The problem with this is that www. is sometimes different from "normal". It's not common, but I've seen it before, although I can't remember what website it was (some type of forum). Non-www was a home page with a link to both the English one, and the www one (I don't remember what language the www one was, but it wasn't English). Something like that, at least.

But, if you are just suggesting that www.fanfiction.net should also be under F in addition to W, I think that would be OK. Maybe a maintainer can say whether this is doable. :-)

systwi-again commented 1 year ago

The problem with this is that www. is sometimes different from "normal". It's not common, but I've seen it before, although I can't remember what website it was (some type of forum).

Working protocol/subdomain difference examples (as of 2022-12-10 20:38:17 UTC):

I know there are other instances of this—some returning vastly different pages or redirecting to other domains—but no further examples come to mind at the moment. I will update this message when I come across more (if I remember to do so, that is, haha).

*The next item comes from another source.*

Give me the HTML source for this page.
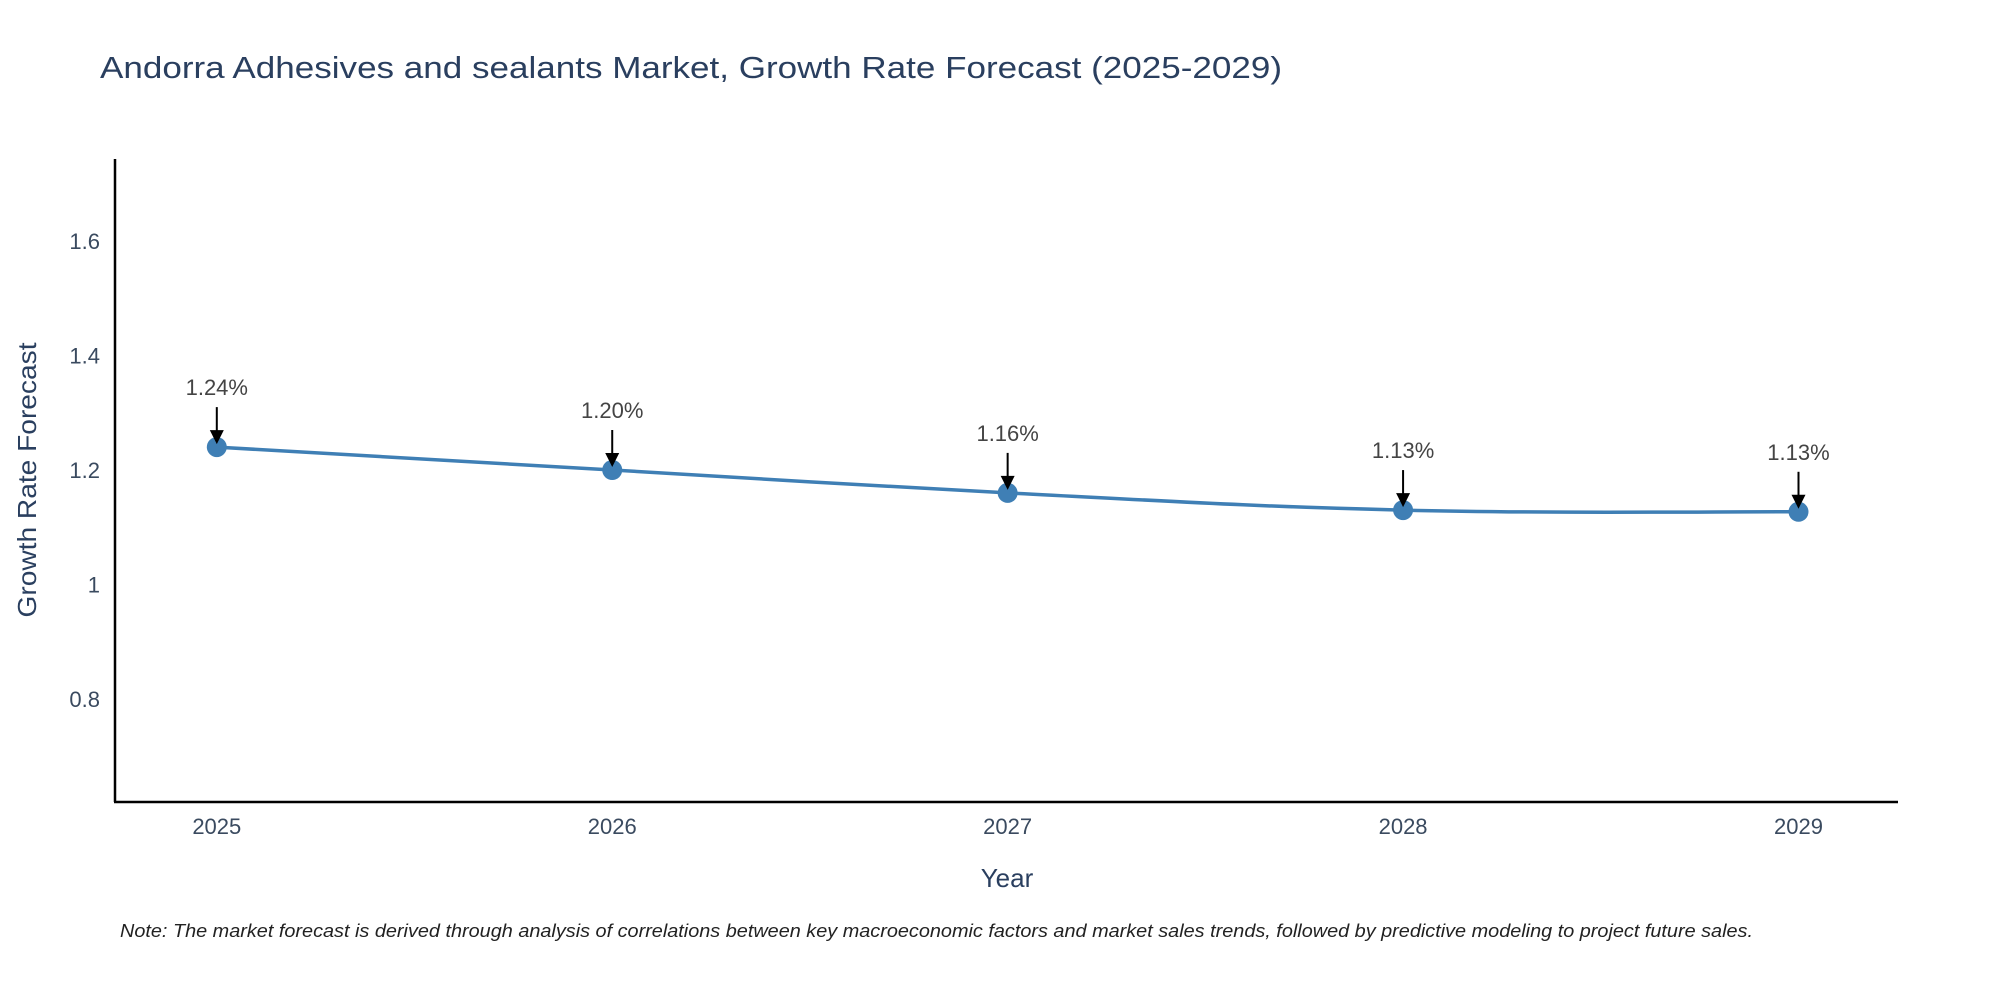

To add further insult to injury, I have come across instances of prefixes such as www2., www3., www49., etc. Should these appear with the results as well? I assume, however, it may be rather unlikely one is looking for these variations without specifying them beforehand.

…if you are just suggesting that www.fanfiction.net should also be under F in addition to W, I think that would be OK.

I, too, agree with this implementation.